REQUIREMENTS:
The lines to extract run from the first line of the material below to the line containing "(0,0) rectangle (577,725);", both included; leave the pictures behind.

DATASET CONTENT:

───

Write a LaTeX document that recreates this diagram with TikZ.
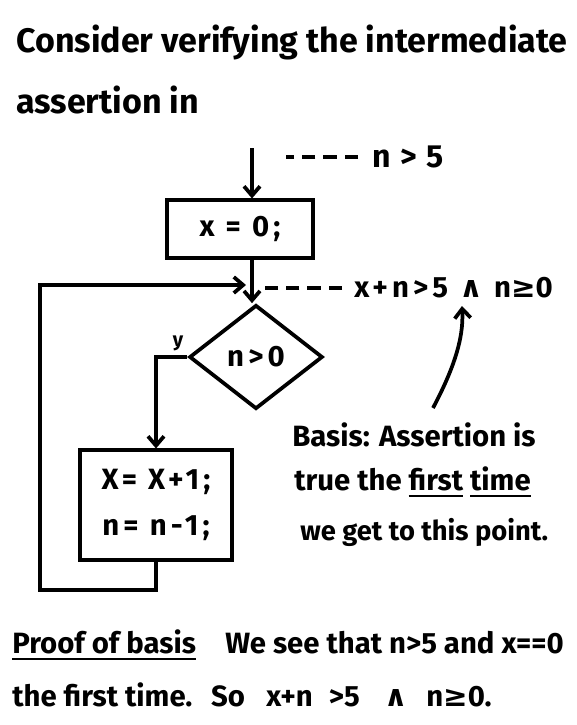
\documentclass[tikz,border=0pt]{standalone}
\usepackage{fontspec}
\setmainfont{Fira Sans}
\newfontfamily\symfont{DejaVu Sans}
\usetikzlibrary{arrows.meta, shapes.geometric, positioning}
\newcommand{\handul}[1]{\setbox0=\hbox{#1}\leavevmode\rlap{\rule[-5pt]{\wd0}{2pt}}\box0{}}
\newcommand{\andsym}{{\symfont\bfseries ∧}}
\newcommand{\geqsym}{{\symfont\bfseries ≥}}
\begin{document}
\begin{tikzpicture}[x=0.75pt, y=-0.75pt, line width=2.8pt,
    >={Straight Barb[length=7pt, width=12pt]},
    every node/.style={align=center, font=\fontsize{20}{24}\selectfont\bfseries},
    bigtext/.style={anchor=west, font=\fontsize{25.5}{30}\selectfont\bfseries},
    notetext/.style={anchor=west, font=\fontsize{22}{26}\selectfont\bfseries},
    codetext/.style={font=\fontsize{22}{26}\selectfont\bfseries\addfontfeatures{LetterSpace=14}},
    stmtbox/.style={draw, rectangle, inner sep=2pt, codetext},
    testbox/.style={draw, diamond, minimum width=100pt, minimum height=78pt, inner sep=0pt, codetext},
    dashlink/.style={line width=3pt, dash pattern=on 10pt off 6pt}]

    \useasboundingbox (0,0) rectangle (577,725);

    % Testo iniziale
    \node[bigtext] (intro1) at (10,42) {Consider verifying the intermediate};
    \node[bigtext] (intro2) at (10,100) {assertion in};

    % Diagramma di flusso
    \coordinate (entry) at (252,148);
    \node[stmtbox, minimum width=109pt, minimum height=43pt] (init) at (240,229) {x = 0;};
    \node[testbox] (test) at (256,357) {n>0};
    \node[stmtbox, minimum width=114pt, minimum height=82pt] (body) at (156,505) {X= X+1;\\[8pt] n= n-1;};
    \coordinate (loopcorner) at (40,590);
    \coordinate (loopin) at (246,285);

    \draw[->] (entry) -- (entry |- init.north);
    \draw[->] (init.south -| entry) -- (entry |- test.north);
    \draw[->] (test.west) -| node[pos=0.15, above, font=\fontsize{15}{18}\selectfont\bfseries] {y} (body.north);
    \draw[->] (body.south) |- (loopcorner) |- (loopin);

    % Asserzioni
    \node[anchor=west, codetext, font=\fontsize{24}{28}\selectfont\bfseries\addfontfeatures{LetterSpace=30}] (pre) at (366,157) {n>5};
    \draw[dashlink] (pre.west) ++(-8,0) -- ++(-72,0);
    \node[anchor=west, codetext] (inv) at (348,288) {x+n>5\ \andsym\ n\geqsym0};
    \draw[dashlink] (inv.west) ++(-6,0) -- ++(-78,0);

    % Base dell'induzione
    \node[notetext] (basis1) at (286,435) {Basis: Assertion is};
    \node[notetext] (basis2) at (288,482) {true the \handul{first} \handul{time}};
    \node[notetext, font=\fontsize{20.5}{25}\selectfont\bfseries] (basis3) at (294,532) {we get to this point.};
    \coordinate (basistail) at (433,408);
    \coordinate (invhead) at (462,306);
    \draw[->] (basistail) .. controls (452,372) and (464,340) .. (invhead);

    % Dimostrazione
    \node[notetext] (proof1) at (6,645) {\handul{Proof of basis}\quad We see that n>5 and x==0};
    \node[notetext] (proof2) at (6,695) {the first time.\hspace{14pt}So\hspace{16pt}x+n\hspace{12pt}>5\hspace{18pt}\andsym\hspace{14pt}n\geqsym0.};

\end{tikzpicture}
\end{document}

───

TASK ANSWER:
Write a LaTeX document that recreates this diagram with TikZ.
\documentclass[tikz,border=0pt]{standalone}
\usepackage{fontspec}
\setmainfont{Fira Sans}
\newfontfamily\symfont{DejaVu Sans}
\usetikzlibrary{arrows.meta, shapes.geometric, positioning}
\newcommand{\handul}[1]{\setbox0=\hbox{#1}\leavevmode\rlap{\rule[-5pt]{\wd0}{2pt}}\box0{}}
\newcommand{\andsym}{{\symfont\bfseries ∧}}
\newcommand{\geqsym}{{\symfont\bfseries ≥}}
\begin{document}
\begin{tikzpicture}[x=0.75pt, y=-0.75pt, line width=2.8pt,
    >={Straight Barb[length=7pt, width=12pt]},
    every node/.style={align=center, font=\fontsize{20}{24}\selectfont\bfseries},
    bigtext/.style={anchor=west, font=\fontsize{25.5}{30}\selectfont\bfseries},
    notetext/.style={anchor=west, font=\fontsize{22}{26}\selectfont\bfseries},
    codetext/.style={font=\fontsize{22}{26}\selectfont\bfseries\addfontfeatures{LetterSpace=14}},
    stmtbox/.style={draw, rectangle, inner sep=2pt, codetext},
    testbox/.style={draw, diamond, minimum width=100pt, minimum height=78pt, inner sep=0pt, codetext},
    dashlink/.style={line width=3pt, dash pattern=on 10pt off 6pt}]

    \useasboundingbox (0,0) rectangle (577,725);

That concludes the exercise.